Background reading on the problem space: Linaro White paper on Software Defined Vehicles
Key Features for Automotive
- A hypervisor is critical for Automotive
- Independently updateable, don't have to retest and recertify safety on none hypervisor kernel updates
- Many Type 1 hypervisors with no clear winner
- Therefore standardizing on virtio interfaces is paramount to enable multiple SOCs and multiple OSes on each hypervisor
- Strong Isolation and documented Freedom from Interference (FFI)
- For Safety, Security, and Real-time isolation
- Proving Safety Isolation is much harder on Type 2 hypervisors
- Current type 2 hypervisors are less set up provide strong real-time guarantees (OS drivers in the path)
- VirtIO based communication with CPUs not under a common hypervisor
- Cortex-R/M CPUs can offer stronger real-time guarantees
- Lockstep CPUs offer stronger Safety guarantees, these are commonly Cortex-R/M
- A virtio backend that needs to be highly available will be implemented on a Cortex-R/M
- A Cortex-R/M CPU may choose to have a frontend driver using a backend in a guest under the hypervisors
- Safe Supervisor for the hypervisors and guests
- The safe supervisor needs to decide which guests need to be restarted or if the hypervisor itself should be restarted
- The supervisor will often need to be a higher safety standard than the hypervisor
- To restart a guest, the supervisor can talk directly to the hypervisor or via a guest at the same safety level as the hypervisor
- Ex: Safe Supervisor on lock step R/M core controls hypervisor via Virtio IPC like rpmsg
- VirtIO interfaces for IVI
- The In-vehicle Infotainment function has a lot in common with mobile device
- Rich UI, Multimedia playback, perhaps installable apps
- Key differences to mobile market
- Multiscreen independent playback of media
- AM/FM/Satelite Radio Tuner
- DRM protected playback is a key feature here as it is in mobile
- The In-vehicle Infotainment function has a lot in common with mobile device
- VirtIO for cluster
- Guaranteed low latency rear-view camera display (<5 seconds from start)

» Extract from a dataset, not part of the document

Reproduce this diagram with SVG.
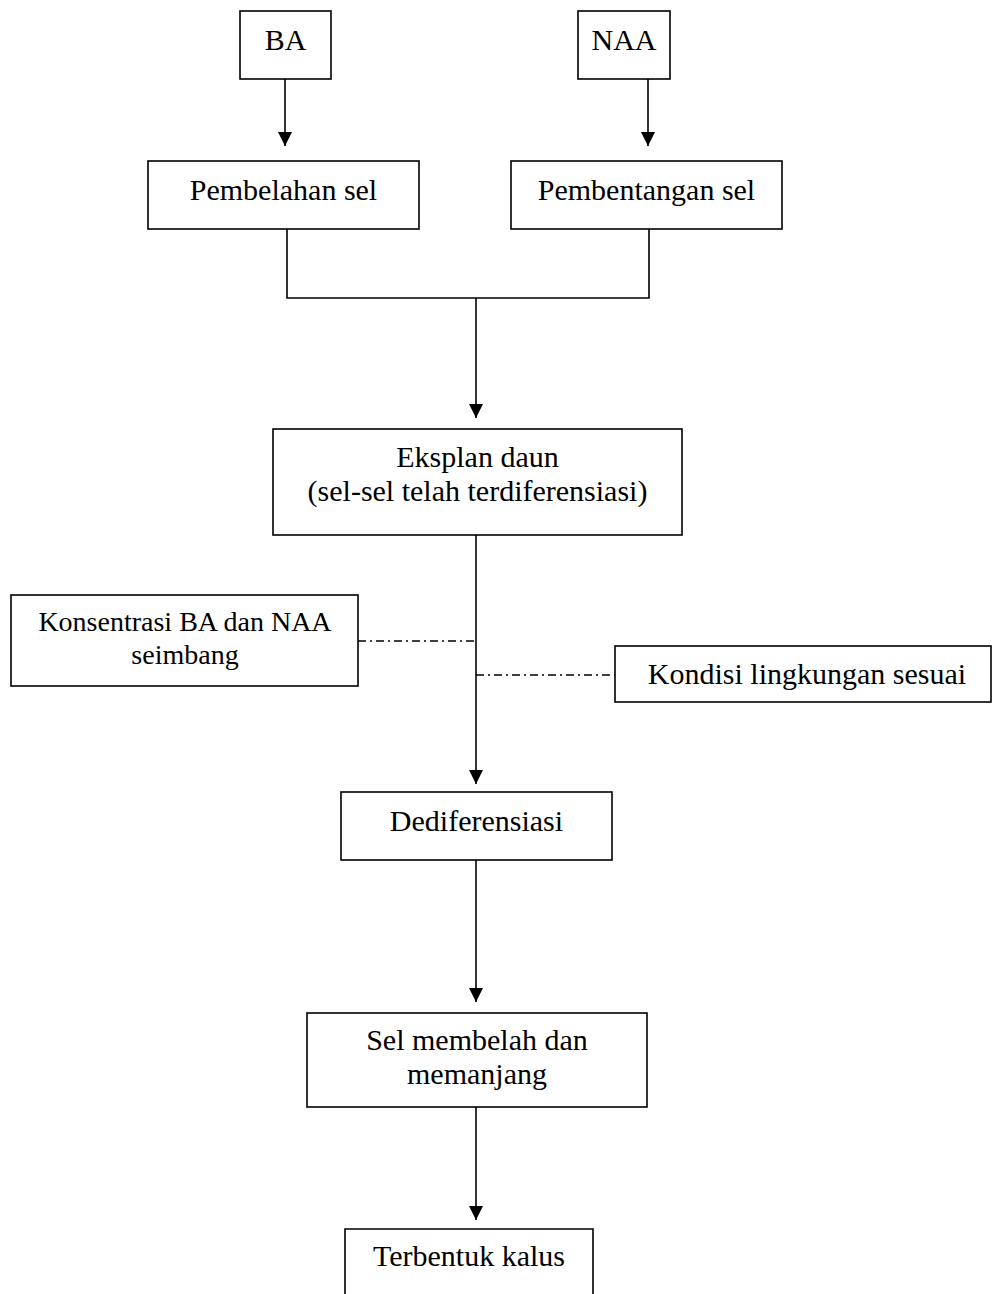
<svg xmlns="http://www.w3.org/2000/svg" width="993" height="1294" viewBox="0 0 993 1294">
<style>
.box{fill:#fff;stroke:#000;stroke-width:1.6}
.t{font-family:"Liberation Serif","Times New Roman",serif;font-size:30px;fill:#000;text-anchor:middle}
.s{font-size:28px}
.c{fill:none;stroke:#000;stroke-width:1.6}
.d{fill:none;stroke:#000;stroke-width:1.3;stroke-dasharray:8 4 2 4}
</style>
<defs>
<marker id="ah" markerUnits="userSpaceOnUse" markerWidth="15" markerHeight="14" refX="14" refY="7" orient="auto">
<path d="M0,0 L14,7 L0,14 Z" fill="#000"/>
</marker>
</defs>
<rect width="993" height="1294" fill="#fff"/>
<g id="connectors">
<line class="c" x1="285" y1="79" x2="285" y2="146" marker-end="url(#ah)"/>
<line class="c" x1="648" y1="79" x2="648" y2="146" marker-end="url(#ah)"/>
<polyline class="c" points="287,229 287,298 649,298 649,229"/>
<line class="c" x1="476" y1="298" x2="476" y2="418" marker-end="url(#ah)"/>
<line class="c" x1="476" y1="535" x2="476" y2="784" marker-end="url(#ah)"/>
<line class="d" x1="358" y1="641" x2="476" y2="641"/>
<line class="d" x1="476" y1="675" x2="615" y2="675"/>
<line class="c" x1="476" y1="860" x2="476" y2="1002" marker-end="url(#ah)"/>
<line class="c" x1="476" y1="1107" x2="476" y2="1220" marker-end="url(#ah)"/>
</g>
<g id="ba"><rect class="box" x="240" y="11" width="91" height="68"/><text class="t" x="285.5" y="50">BA</text></g>
<g id="naa"><rect class="box" x="578" y="11" width="92" height="68"/><text class="t" x="624" y="50">NAA</text></g>
<g id="pembelahan"><rect class="box" x="148" y="161" width="271" height="68"/><text class="t" x="283.5" y="200">Pembelahan sel</text></g>
<g id="pembentangan"><rect class="box" x="511" y="161" width="271" height="68"/><text class="t" x="646.5" y="200">Pembentangan sel</text></g>
<g id="eksplan"><rect class="box" x="273" y="429" width="409" height="106"/><text class="t" x="477.5" y="467">Eksplan daun</text><text class="t" x="477.5" y="501">(sel-sel telah terdiferensiasi)</text></g>
<g id="konsentrasi"><rect class="box" x="11" y="595" width="347" height="91"/><text class="t s" x="185" y="631">Konsentrasi BA dan NAA</text><text class="t s" x="185" y="664">seimbang</text></g>
<g id="kondisi"><rect class="box" x="615" y="646" width="376" height="56"/><text class="t" x="807" y="684">Kondisi lingkungan sesuai</text></g>
<g id="dediferensiasi"><rect class="box" x="341" y="792" width="271" height="68"/><text class="t" x="476.5" y="831">Dediferensiasi</text></g>
<g id="selmembelah"><rect class="box" x="307" y="1013" width="340" height="94"/><text class="t" x="477" y="1050">Sel membelah dan</text><text class="t" x="477" y="1084">memanjang</text></g>
<g id="terbentuk"><path class="c" d="M345,1296 V1229 H593 V1296"/><text class="t" x="469" y="1266">Terbentuk kalus</text></g>
</svg>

- Guaranteed visible and audio alarms
- GPU acceleration for dial animation, eg: Speedometer
- VirtIO interfaces for misc control
- SPI/I2C/GPIO controllers are very common on SOCs
- It is often difficult to ensure one I2C/SPI/GPIO bus is wholly owned by one guest
- Virtual interfaces allow the real control driver to be on a trusted domain and that domain can coordinate and police transactions
- Even when a given controller is owned wholly by one domain, a virtio interface gives SOC independence and avoids messiness in device assignment for platform devices.
- (Virtio may not be the best choice for critical real-time interactions)
- VirtIO for Automotive control interfaces: CAN etc
- CAN seems like an obvious extension for Automotive to the plan for SPI/I2/GPIO
- However, CAN is so tied into the critical operations that some designs will not expose it to guests at all
- The real priority of CAN is TBD
AGL Relationship
- Linaro Project Stratos & AGL Virtualization timeline.pdf
- https://wiki.automotivelinux.org/eg-virt-meetings
- https://confluence.automotivelinux.org/display/VE/Virtualization+EG?src=sidebar
- https://confluence.automotivelinux.org/display/VE/Support+VirtIO+in+AGL
Reference & Demo Platform is being leveraged to provide a demo in December 2020 to show the first steps in supporting AGL virtualization needs.